A focused guide to Named Stage Copying, connecting core concepts with practical Docker and container operations.

Named stage copying is the practice of using COPY --from=<stage-name> to transfer specific files from a previously defined, explicitly named stage into the current stage, forming the actual mechanism by which artifacts move across the boundaries multi-stage builds establish.

Basic Named Stage Copying

The most direct use copies a single file or directory from a named stage into the current one.

FROM golang:1.22 AS builder
RUN go build -o /out/app .

FROM scratch
COPY --from=builder /out/app /app
Copying From a Stage Defined Earlier in a Longer Chain

In a Dockerfile with several stages, COPY --from can reference any previously defined stage by name, not just the immediately preceding one.

FROM node:20 AS base
RUN npm install -g pnpm

FROM base AS build
COPY . .
RUN pnpm install && pnpm run build

FROM nginx:alpine
COPY --from=build /app/dist /usr/share/nginx/html

The final stage copies directly from build, skipping over base entirely, since only build's output is actually needed in the final image.

Copying From an External Image, Not Just a Local Stage

COPY --from can also reference an entirely separate image, not just a stage defined within the current Dockerfile, which is useful for pulling in a specific tool or artifact from a pre-built image elsewhere.

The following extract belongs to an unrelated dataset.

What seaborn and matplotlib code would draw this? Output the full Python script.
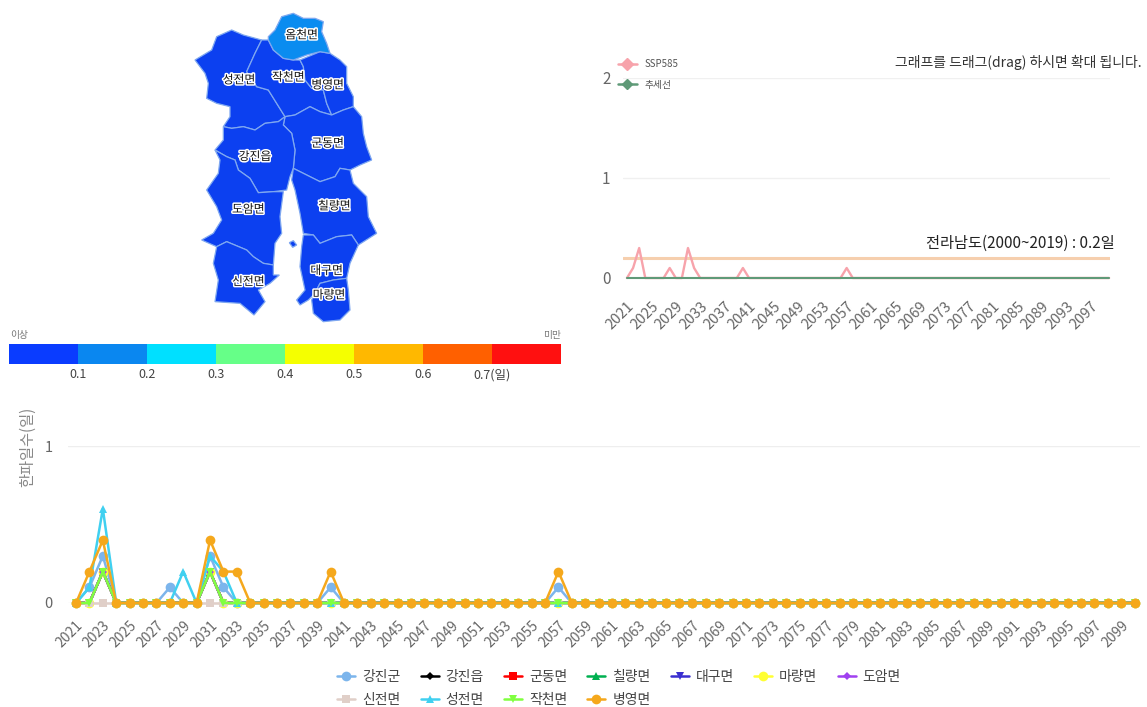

COPY --from=alpine:3.19 /etc/ssl/certs /etc/ssl/certs
Verifying the Right Files Were Actually Copied

Confirming a named-stage copy operation actually transferred the expected files helps catch a path mistake before it becomes a deployment surprise.

docker run --rm myapp:1.0 ls -la /usr/share/nginx/html
Why Named Stage Copying Matters

COPY --from referencing named stages is the core mechanism that makes multi-stage builds practically useful, providing a precise, explicit, and resilient way to move exactly the needed artifacts across stage boundaries without depending on fragile positional references.